Per il suo tipo di missione, la Nativa è capace di attirare molte persone giovani. “Ogni settimana arrivano decine di curricula di professionisti disposti a lasciare il loro lavoro per entrare a far parte del nostro gruppo”, spiega Paolo Di Cesare, che nel 2012 ha fondato la start up insieme a Eric Ezechieli. “È in corso un cambiamento storico: oggi il mito del posto fisso è crollato e le persone cercano un senso nel lavoro. Si può dire che anche io sia un climate quitter: prima avevo un’azienda di consulenza tradizionale, con un buon fatturato, ma a un certo punto ho deciso di venderla. Ho capito che non ha senso avere successo, se poi si scopre che quel successo non è servito a nulla”.

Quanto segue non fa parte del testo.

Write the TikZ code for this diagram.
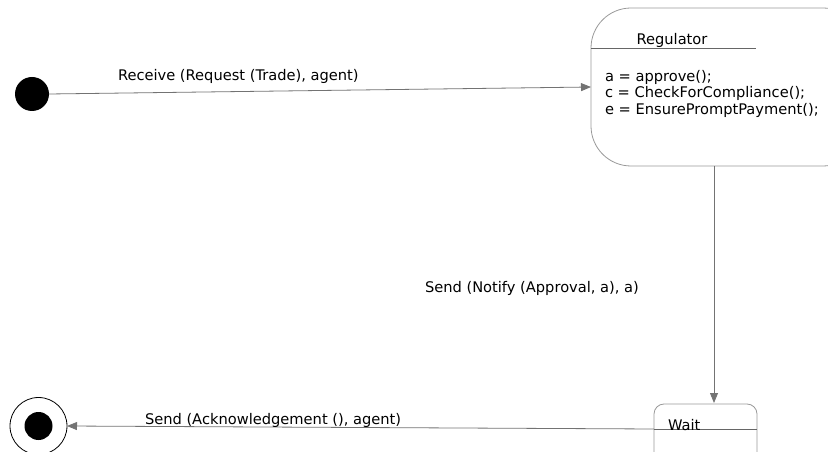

Nel 2015 i fondatori della Nativa hanno contribuito alla stesura della legge che ha introdotto in Italia una nuova forma giuridica di impresa, l’azienda benefit, che integra nel proprio oggetto sociale, oltre agli obiettivi di profitto, lo scopo di avere un impatto positivo sulla società e sulla biosfera. “Olivetti si chiedeva: oltre al ritmo dei bilanci, qual è la vocazione di un’azienda?”, racconta Di Cesare. “In Italia questo tema sta prendendo piede in modo robusto: tante imprese oggi vogliono capire qual è la propria vocazione e migliorare il proprio impatto. Certo, ci sono anche quelle che mirano solo a rifarsi la reputazione: il greenwashing esiste. Comunque non bisogna vedere tutto o bianco o nero: la transizione è un processo graduale, che non può avvenire da un giorno all’altro”.
Anche perché, come mostra un’indagine di Linkedin del 2022, al momento non ci sarebbero abbastanza persone qualificate per soddisfare la domanda di professionisti della sostenibilità: dal 2015 a oggi le offerte di lavoro “verdi” sono infatti aumentate dell’8 per cento all’anno, mentre le candidature di chi ha competenze adeguate sono salite solo del 6 per cento. Ecco perché bisognerebbe investire nella formazione, per preparare persone esperte nell’ambito della sostenibilità: responsabile sostenibilità, specialista della sostenibilità, responsabile ambiente, responsabile della governance. “Questo vocabolario è piuttosto circoscritto a professionalità di medio-alto livello, con potere contrattuale ed esperienze pregresse”, afferma Vittorio Martone, sociologo dell’ambiente dell’università di Torino. “Ecco perché il climate quitting non è per tutti. Esiste però un altro fenomeno, che pure si collega in qualche modo al mutamento di valori che coinvolge il lavoro: si tratta del ritorno alla terra, dei ‘nuovi montanari’ e della romanticizzazione della vita nei borghi”.
È la scelta che ha fatto Matteo Turrino, 34 anni, attivista di Extinction rebellion che prima lavorava come programmatore per un’azienda del Regno Unito nel settore finanziario. “Per poter lavorare in quel contesto dovevo astrarmi completamente”, racconta. “Come potevo andare in ufficio pensando che fra trent’anni un miliardo di persone rimarranno senz’acqua? Ricordo un viaggio di lavoro a Dubai: ero seduto davanti al computer dentro un grattacielo con l’aria condizionata, mentre fuori c’erano 50 gradi e decine di operai nei cantieri sotto il sole. In quel momento mi sono chiesto: perché io sono qui e loro lì?”. Matteo aveva un contratto fisso e un buono stipendio, ma ha comunque deciso di licenziarsi. “Mi domandavo: il lavoro che sto facendo rispetta i miei valori? Ho davvero bisogno di tutti questi soldi? Per cambiare il mio modo di vivere, mi sono trasferito sull’Appennino con altre persone, con cui condivido i miei ideali e il mio tempo tra studio, scrittura e attivismo. Per molti il lavoro è una forma di attivismo, a me piacerebbe che l’attivismo diventasse un lavoro: tornare alla vita di prima non è un’opzione che posso contemplare”.